Cumhurbaşkanlığı ve genel seçimlerinde, muhalefetin oluşturduğu seçim işbirliği ve seçmene sunduğu vaatler çoğunluğun desteğini alamadı. İktidar bloğu seçimi kazandı. Yenilgiden sonra, muhalefet cephesinde, önümüzdeki yerel seçimlerle ilgili stratejiler gündeme gelmeye başladı. CHP özelinde, bir yandan Kemal Kılıçdaroğlu’nun istifası, öte yandan İBB Büyükşehir Belediye Başkanı Ekrem İmamoğlu’nun CHP genel başkanlığı, İBB adaylığı veya CHP’den ayrılıp yeni bir oluşum içerisine girip girmeyeceği tartışıldı. 16 Ağustos 2023’te ise İmamoğlu, İstanbul Büyükşehir Başkanlığı’na aday olmak istediğini kamuoyu önünde ilan etti, ertesi gün de Özgür Özel CHP genel başkanlığına aday olabileceğini (tekrar) beyan etti.

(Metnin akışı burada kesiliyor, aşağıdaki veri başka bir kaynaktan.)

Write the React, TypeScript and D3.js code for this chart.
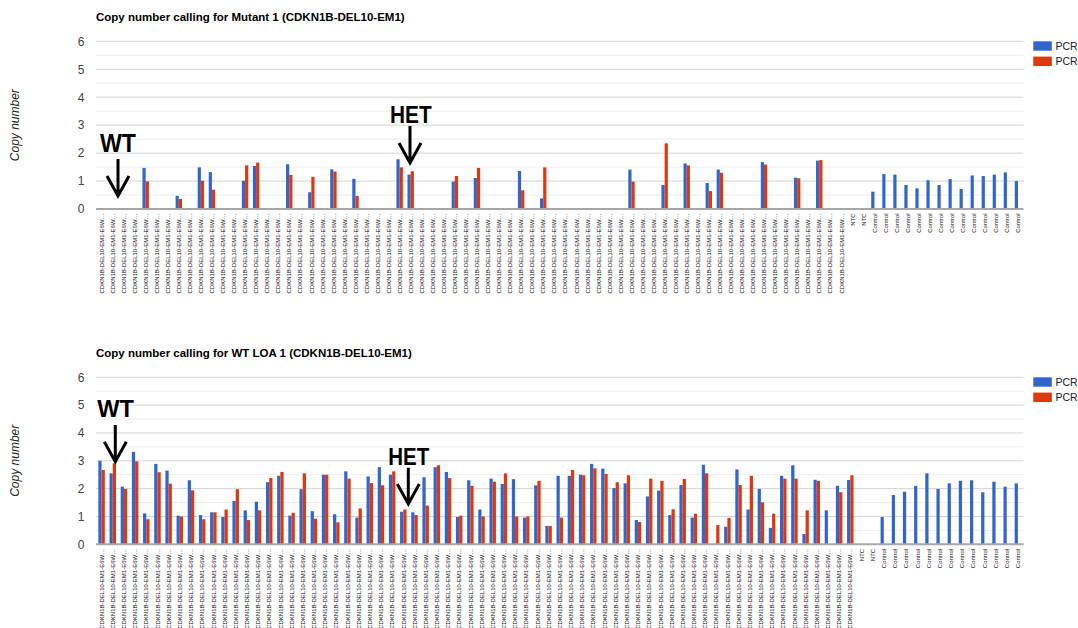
import React from "react";
import * as d3 from "d3";

// ---------- data ----------
const SAMPLE_LABEL = "CDKN1B-DEL10-EM1-E6W…";
const seriesNames = ["PCR1", "PCR2"];
const yTicks = [0, 1, 2, 3, 4, 5, 6];
const yMinorTicks = [0.5, 1.5, 2.5, 3.5, 4.5, 5.5];

const mutantCategories: string[] = [
  ...Array(68).fill(SAMPLE_LABEL),
  "NTC",
  "NTC",
  ...Array(14).fill("Control"),
];
const mutantPCR1 = [
  0, 0, 0, 0, 1.47, 0, 0, 0.47, 0, 1.49,
  1.32, 0, 0, 1.01, 1.54, 0, 0, 1.6, 0, 0.6,
  0, 1.42, 0, 1.08, 0, 0, 0, 1.78, 1.23, 0,
  0, 0, 0.98, 0, 1.11, 0, 0, 0, 1.36, 0,
  0.38, 0, 0, 0, 0, 0, 0, 0, 1.41, 0,
  0, 0.86, 0, 1.63, 0, 0.93, 1.41, 0, 0, 0,
  1.68, 0, 0, 1.12, 0, 1.73, 0, 0, 0, 0,
  0.62, 1.25, 1.23, 0.86, 0.74, 1.03, 0.86, 1.07, 0.72, 1.2, 1.18, 1.23, 1.31, 1.0,
];
const mutantPCR2 = [
  0, 0, 0, 0, 0.99, 0, 0, 0.36, 0, 1.01,
  0.69, 0, 0, 1.56, 1.66, 0, 0, 1.22, 0, 1.15,
  0, 1.34, 0, 0.47, 0, 0, 0, 1.49, 1.35, 0,
  0, 0, 1.18, 0, 1.47, 0, 0, 0, 0.67, 0,
  1.49, 0, 0, 0, 0, 0, 0, 0, 0.98, 0,
  0, 2.35, 0, 1.56, 0, 0.64, 1.3, 0, 0, 0,
  1.59, 0, 0, 1.1, 0, 1.75, 0, 0, 0, 0,
  0, 0, 0, 0, 0, 0, 0, 0, 0, 0, 0, 0, 0, 0,
];

const wtCategories: string[] = [
  ...Array(68).fill(SAMPLE_LABEL),
  "NTC",
  "NTC",
  ...Array(13).fill("Control"),
];
const wtPCR1 = [
  3.0, 2.55, 2.07, 3.32, 1.11, 2.89, 2.65, 1.03, 2.3, 1.05,
  1.15, 0.98, 1.56, 1.22, 1.53, 2.23, 2.46, 1.03, 1.98, 1.19,
  2.5, 1.08, 2.62, 0.96, 2.44, 2.77, 2.5, 1.17, 1.15, 2.41,
  2.77, 2.6, 0.98, 2.3, 1.25, 2.36, 2.17, 2.34, 0.96, 2.12,
  0.66, 2.46, 2.46, 2.5, 2.89, 2.72, 2.02, 2.19, 0.87, 1.72,
  1.93, 1.05, 2.13, 0.96, 2.86, 0, 0.63, 2.69, 1.25, 1.99,
  0.59, 2.46, 2.84, 0.37, 2.32, 1.22, 2.1, 2.31, 0, 0,
  0.98, 1.77, 1.89, 2.1, 2.55, 1.99, 2.19, 2.28, 2.3, 1.87, 2.25, 2.07, 2.19,
];
const wtPCR2 = [
  2.67, 2.91, 1.99, 2.98, 0.9, 2.59, 2.18, 1.0, 1.94, 0.9,
  1.15, 1.25, 1.98, 0.87, 1.22, 2.38, 2.6, 1.13, 2.55, 0.92,
  2.5, 0.79, 2.36, 1.29, 2.2, 2.12, 2.62, 1.25, 1.05, 1.39,
  2.84, 2.38, 1.03, 2.1, 1.0, 2.25, 2.55, 1.0, 1.0, 2.28,
  0.66, 0.96, 2.67, 2.48, 2.73, 2.53, 2.23, 2.48, 0.8, 2.36,
  2.28, 1.26, 2.35, 1.1, 2.55, 0.69, 0.95, 2.13, 2.46, 1.51,
  1.1, 2.36, 2.36, 1.22, 2.28, 0, 1.87, 2.48, 0, 0,
  0, 0, 0, 0, 0, 0, 0, 0, 0, 0, 0, 0, 0,
];

// ---------- styles ----------
const FONT = "Arial, 'Liberation Sans', sans-serif";
const COLORS = ["#3366cc", "#dc3912"];

type Annotation = { text: string; tx: number; ty: number; tw: number; fs: number; ax: number; a0: number; a1: number; hw: number; hh: number };

type PanelProps = {
  title: string;
  titleY: number;
  y0: number;
  y6: number;
  categories: string[];
  series: number[][];
  annotations: Annotation[];
};

function Panel({ title, titleY, y0, y6, categories, series, annotations }: PanelProps) {
  const left = 96;
  const right = 1023.5;
  const x = d3
    .scaleBand<number>()
    .domain(categories.map((_, i) => i))
    .range([left, right])
    .padding(0);
  const bw = x.bandwidth();
  const xs = d3
    .scaleBand<string>()
    .domain(seriesNames)
    .range([bw * 0.21, bw * 0.79])
    .padding(0);
  const y = d3.scaleLinear().domain([0, 6]).range([y0, y6]);

  return (
    <g>
      <text x={left} y={titleY} fontFamily={FONT} fontSize={11.5} fontWeight="bold" fill="#000">
        {title}
      </text>
      {/* minor gridlines */}
      {yMinorTicks.map((t) => (
        <line key={"m" + t} x1={left} x2={right} y1={y(t)} y2={y(t)} stroke="#eeeeee" strokeWidth={1} />
      ))}
      {yTicks.slice(1).map((t) => (
        <line key={"g" + t} x1={left} x2={right} y1={y(t)} y2={y(t)} stroke="#d4d4d4" strokeWidth={1} />
      ))}
      {yTicks.map((t) => (
        <text
          key={"yt" + t}
          x={84.5}
          y={y(t)}
          dy="0.36em"
          textAnchor="end"
          fontFamily={FONT}
          fontSize={12}
          fill="#444"
        >
          {t}
        </text>
      ))}
      <text
        transform={`translate(18.5,${(y0 + y6) / 2}) rotate(-90)`}
        textAnchor="middle"
        fontFamily={FONT}
        fontSize={12}
        fontStyle="italic"
        fill="#222"
      >
        Copy number
      </text>
      {/* bars */}
      {categories.map((_, i) =>
        series.map((vals, s) => {
          const v = vals[i];
          if (!v) return null;
          return (
            <rect
              key={`b${i}-${s}`}
              x={(x(i) as number) + (xs(seriesNames[s]) as number)}
              y={y(v)}
              width={xs.bandwidth()}
              height={y(0) - y(v)}
              fill={COLORS[s]}
            />
          );
        })
      )}
      {/* baseline */}
      <line x1={left} x2={right} y1={y(0)} y2={y(0)} stroke="#a8a8a8" strokeWidth={2} />
      {/* x labels */}
      {categories.map((c, i) => {
        const cx = (x(i) as number) + bw / 2;
        return (
          <text
            key={"xl" + i}
            transform={`translate(${cx + 2.2},${y0 + 4.5}) rotate(-90)`}
            textAnchor="end"
            fontFamily={FONT}
            fontSize={6}
            fill="#111"
          >
            {c}
          </text>
        );
      })}
      {/* legend */}
      {seriesNames.map((s, k) => (
        <g key={"lg" + s}>
          <rect x={1033.3} y={y6 + k * 15.3} width={18.5} height={9.4} fill={COLORS[k]} />
          <text x={1055.5} y={y6 + k * 15.3 + 8.6} fontFamily={FONT} fontSize={10.5} fill="#222">
            {s}
          </text>
        </g>
      ))}
      {/* annotations */}
      {annotations.map((a, k) => (
        <g key={"an" + k}>
          <text
            x={a.tx}
            y={a.ty}
            fontFamily={FONT}
            fontWeight="bold"
            fontSize={a.fs}
            textLength={a.tw}
            lengthAdjust="spacingAndGlyphs"
            fill="#000"
          >
            {a.text}
          </text>
          <path
            d={`M${a.ax},${a.a0}L${a.ax},${a.a1 - 1}M${a.ax - a.hw},${a.a1 - a.hh}L${a.ax},${a.a1}L${a.ax + a.hw},${a.a1 - a.hh}`}
            fill="none"
            stroke="#000"
            strokeWidth={3}
            strokeLinejoin="miter"
          />
        </g>
      ))}
    </g>
  );
}

export default function App() {
  return (
    <div style={{ position: "absolute", left: 0, top: 0 }}>
      <svg width={1078} height={628} style={{ display: "block", background: "#fff" }}>
        <Panel
          title="Copy number calling for Mutant 1 (CDKN1B-DEL10-EM1)"
          titleY={20.5}
          y0={209}
          y6={41.3}
          categories={mutantCategories}
          series={[mutantPCR1, mutantPCR2]}
          annotations={[
            { text: "WT", tx: 100, ty: 151.7, tw: 36, fs: 25, ax: 118, a0: 159, a1: 196, hw: 11, hh: 20 },
            { text: "HET", tx: 390, ty: 122.7, tw: 41.7, fs: 23, ax: 410, a0: 126, a1: 163, hw: 11, hh: 20 },
          ]}
        />
        <Panel
          title="Copy number calling for WT LOA 1 (CDKN1B-DEL10-EM1)"
          titleY={357}
          y0={544.3}
          y6={377.3}
          categories={wtCategories}
          series={[wtPCR1, wtPCR2]}
          annotations={[
            { text: "WT", tx: 97.3, ty: 417.3, tw: 36.7, fs: 24, ax: 115.3, a0: 425, a1: 461.7, hw: 11, hh: 20 },
            { text: "HET", tx: 388.3, ty: 465, tw: 41, fs: 23, ax: 408.3, a0: 467.7, a1: 504, hw: 11, hh: 20 },
          ]}
        />
      </svg>
    </div>
  );
}
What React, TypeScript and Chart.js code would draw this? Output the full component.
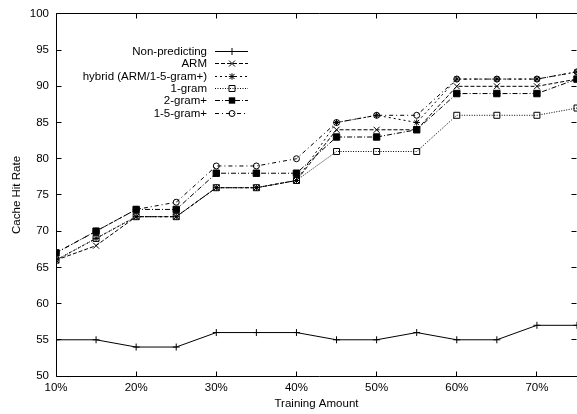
import React, { useEffect, useRef } from "react";
import { Chart, registerables } from "chart.js";

Chart.register(...registerables);

const trainingAmount = [10, 15, 20, 25, 30, 35, 40, 45, 50, 55, 60, 65, 70, 75];
const nonPredicting = [55, 55, 54, 54, 56, 56, 56, 55, 55, 56, 55, 55, 57, 57];
const arm = [66, 68, 72, 72, 76, 76, 77, 84, 84, 84, 90, 90, 90, 91];
const hybrid = [66, 69, 72, 72, 76, 76, 77, 85, 86, 85, 91, 91, 91, 92];
const oneGram = [66, 69, 72, 72, 76, 76, 77, 81, 81, 81, 86, 86, 86, 87];
const twoGramPlus = [67, 70, 73, 73, 78, 78, 78, 83, 83, 84, 89, 89, 89, 91];
const oneToFiveGramPlus = [67, 70, 73, 74, 79, 79, 80, 85, 86, 86, 91, 91, 91, 92];

const seriesNames = [
  "Non-predicting",
  "ARM",
  "hybrid (ARM/1-5-gram+)",
  "1-gram",
  "2-gram+",
  "1-5-gram+",
];
const seriesValues = [nonPredicting, arm, hybrid, oneGram, twoGramPlus, oneToFiveGramPlus];

const xTickValues = [10, 20, 30, 40, 50, 60, 70];
const yTickValues = [50, 55, 60, 65, 70, 75, 80, 85, 90, 95, 100];

const xTitle = "Training Amount";
const yTitle = "Cache Hit Rate";

const FONT = "'Liberation Sans', Arial, Helvetica, sans-serif";

type Sty = { dash: number[]; marker: string; radius: number; fill: string };
const styles: Sty[] = [
  { dash: [], marker: "plus", radius: 3.5, fill: "rgba(0,0,0,0)" },
  { dash: [4, 2], marker: "x", radius: 3, fill: "rgba(0,0,0,0)" },
  { dash: [2, 3], marker: "star", radius: 3.2, fill: "rgba(0,0,0,0)" },
  { dash: [1, 1.5], marker: "sq", radius: 3, fill: "rgba(0,0,0,0)" },
  { dash: [5, 2, 1, 2], marker: "fsq", radius: 3.2, fill: "#000" },
  { dash: [4, 3, 1, 3], marker: "circ", radius: 3, fill: "rgba(0,0,0,0)" },
];

const chartStyle: Record<string, string> = {
  plus: "cross",
  x: "crossRot",
  star: "star",
  sq: "rect",
  fsq: "rect",
  circ: "circle",
};

function drawMarker(ctx: CanvasRenderingContext2D, kind: string, x: number, y: number, r: number) {
  ctx.save();
  ctx.setLineDash([]);
  ctx.strokeStyle = "#000";
  ctx.fillStyle = "#000";
  ctx.lineWidth = 1;
  ctx.beginPath();
  if (kind === "plus") {
    ctx.moveTo(x - r, y); ctx.lineTo(x + r, y);
    ctx.moveTo(x, y - r); ctx.lineTo(x, y + r);
    ctx.stroke();
  } else if (kind === "x") {
    ctx.moveTo(x - r, y - r); ctx.lineTo(x + r, y + r);
    ctx.moveTo(x - r, y + r); ctx.lineTo(x + r, y - r);
    ctx.stroke();
  } else if (kind === "star") {
    ctx.moveTo(x - r, y); ctx.lineTo(x + r, y);
    ctx.moveTo(x, y - r); ctx.lineTo(x, y + r);
    const d = r * 0.8;
    ctx.moveTo(x - d, y - d); ctx.lineTo(x + d, y + d);
    ctx.moveTo(x - d, y + d); ctx.lineTo(x + d, y - d);
    ctx.stroke();
  } else if (kind === "sq") {
    ctx.rect(x - r, y - r, 2 * r, 2 * r);
    ctx.stroke();
  } else if (kind === "fsq") {
    ctx.rect(x - r, y - r, 2 * r, 2 * r);
    ctx.fill();
  } else if (kind === "circ") {
    ctx.arc(x, y, r, 0, Math.PI * 2);
    ctx.stroke();
  }
  ctx.restore();
}

const framePlugin = {
  id: "gnuFrame",
  afterDraw(chart: any) {
    const { ctx, chartArea: a, scales } = chart;
    const L = Math.floor(a.left) + 0.5;
    const B = Math.floor(a.bottom) + 0.5;
    const T = Math.floor(a.top) + 0.5;
    const R = Math.floor(a.right) - 0.5;
    ctx.save();
    ctx.strokeStyle = "#000";
    ctx.lineWidth = 1;
    ctx.setLineDash([]);
    ctx.beginPath();
    ctx.moveTo(L, T); ctx.lineTo(L, B); ctx.lineTo(a.right + 5, B);
    ctx.moveTo(L, T); ctx.lineTo(a.right + 5, T);
    ctx.moveTo(a.right + 0.5, T); ctx.lineTo(a.right + 0.5, B);
    const tl = 5;
    for (const v of yTickValues) {
      const py = Math.floor(scales.y.getPixelForValue(v)) + 0.5;
      ctx.moveTo(L, py); ctx.lineTo(L + tl, py);
      ctx.moveTo(R, py); ctx.lineTo(R - tl, py);
    }
    for (const v of xTickValues) {
      const px = Math.floor(scales.x.getPixelForValue(v)) + 0.5;
      ctx.moveTo(px, B); ctx.lineTo(px, B - tl);
      ctx.moveTo(px, T); ctx.lineTo(px, T + tl);
    }
    ctx.stroke();

    // legend
    const textRight = 207;
    const x0 = 215;
    const x1 = 248;
    const xm = 232;
    const y0 = 51;
    const dy = 12.3;
    ctx.font = `11.5px ${FONT}`;
    ctx.textAlign = "right";
    ctx.textBaseline = "middle";
    ctx.fillStyle = "#000";
    seriesNames.forEach((name, i) => {
      const y = Math.round(y0 + dy * i) + 0.5;
      ctx.fillText(name, textRight, y);
      ctx.save();
      ctx.setLineDash(styles[i].dash);
      ctx.beginPath();
      ctx.moveTo(x0, y);
      ctx.lineTo(x1, y);
      ctx.stroke();
      ctx.restore();
      drawMarker(ctx, styles[i].marker, xm, y, styles[i].radius);
    });
    ctx.restore();
  },
};

export default function App() {
  const ref = useRef<HTMLCanvasElement | null>(null);

  useEffect(() => {
    if (!ref.current) return;
    Chart.defaults.font.family = FONT;
    Chart.defaults.color = "#000";
    const datasets = seriesNames.map((name, i) => ({
      label: name,
      data: trainingAmount.map((x, j) => ({ x, y: seriesValues[i][j] })),
      borderColor: "#000",
      borderWidth: 1,
      borderDash: styles[i].dash,
      pointStyle: chartStyle[styles[i].marker] as any,
      pointRadius: styles[i].marker === "sq" || styles[i].marker === "fsq" ? styles[i].radius * 1.414 : styles[i].marker === "x" ? styles[i].radius * 1.414 : styles[i].radius,
      pointBorderColor: "#000",
      pointBackgroundColor: styles[i].fill,
      pointBorderWidth: 1,
      fill: false,
      tension: 0,
      order: -i,
    }));

    const chart = new Chart(ref.current, {
      type: "line",
      data: { datasets },
      plugins: [framePlugin],
      options: {
        animation: false,
        responsive: false,
        maintainAspectRatio: false,
        layout: { padding: { left: 0, right: 23, top: 9, bottom: 0 } },
        plugins: {
          legend: { display: false },
          tooltip: { enabled: false },
        },
        scales: {
          x: {
            type: "linear",
            min: 10,
            max: 75,
            afterBuildTicks: (scale: any) => {
              scale.ticks = xTickValues.map((v) => ({ value: v }));
            },
            afterFit: (scale: any) => {
              scale.height = 38;
            },
            grid: { display: false, drawTicks: false },
            border: { display: false },
            ticks: {
              font: { size: 11.5 },
              padding: 5,
              maxRotation: 0,
              autoSkip: false,
              callback: (v: any) => `${v}%`,
            },
            title: {
              display: true,
              text: xTitle,
              font: { size: 11.5 },
              padding: { top: 0, bottom: 3 },
            },
          },
          y: {
            type: "linear",
            min: 50,
            max: 100,
            afterBuildTicks: (scale: any) => {
              scale.ticks = yTickValues.map((v) => ({ value: v }));
            },
            afterFit: (scale: any) => {
              scale.width = 56;
            },
            grid: { display: false, drawTicks: false },
            border: { display: false },
            ticks: { font: { size: 11.5 }, padding: 7, autoSkip: false },
            title: {
              display: true,
              text: yTitle,
              font: { size: 11.5 },
              padding: { top: 10, bottom: 0 },
            },
          },
        },
      },
    });
    return () => chart.destroy();
  }, []);

  return (
    <div
      style={{
        position: "fixed",
        left: 0,
        top: 0,
        width: 577,
        height: 414,
        overflow: "hidden",
        background: "#fff",
      }}
    >
      <canvas ref={ref} width={600} height={414} style={{ display: "block", width: 600, height: 414 }} />
    </div>
  );
}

Ancak, bunları şimdilik sadece birer hamle olarak değerlendirmek gerekiyor. Ne bir kesinleşmiş adaylık var (Kılıçdaroğlu’nun genel başkan adaylığı da dahil) ne de parti içi çatışmaların ne yöne evrileceği belli ve CHP’nin kurultay süreci de devam ediyor. Bu ihtimalleri ve sonuçlarını değerlendirebilmek için partilerin geçmiş liderlik kongreleriyle parti bölünme örnekleri bazı ipuçları veriyor. 

Kongre liderlik yarışları

Türkiye’de seçim yenilgisinden sonra istifa eden parti lideri çok az. Parti örgütlerinin hiyerarşik yapısı katı, liderlik yapısı da otoriter. Vefat ve cumhurbaşkanlığı gibi sebepler dışında, liderler ancak partileri meclis dışında kaldığında görevlerinden ayrılıyorlar (Mesut Yılmaz, Tansu Çiller, Bülent Ecevit ve kısa süreli istifa edip geri dönen Bülent Ecevit, Deniz Baykal, Devlet Bahçeli gibi). Parti liderleri uzun süre görevde kalıyor, partileri Meclis dışında kalmadan liderlikten ayrılan (İsmet İnönü, Erdal İnönü) veya kongrede rakibine yenilen lider çok az (Yıldırım Akbulut, Altan Öymen). Ancak buna rağmen, partilerin az çok kurumsallaştığını ve önemli siyasi rant yaratan örgütler olduklarını da biliyoruz: uzun süre pozisyonunu bırakmak istemeyen bu liderler görevlerinden ayrıldıktan sonra partiler yaşamaya devam ediyor, hatta kongrelerde liderlik için sıkı yarışlar oluyor. Burada sözü edilen partilerin çoğunlukla meclise girmiş olan partiler olduğunun altını çizmek gerekiyor. Türkiye çok partili hayata geçtiğinden beri siyaseten etkin olan partilerin büyük çoğunluğu meclise girmiş olan partiler oldu, en azından başkanlık sistemine geçene kadar öyleydi. 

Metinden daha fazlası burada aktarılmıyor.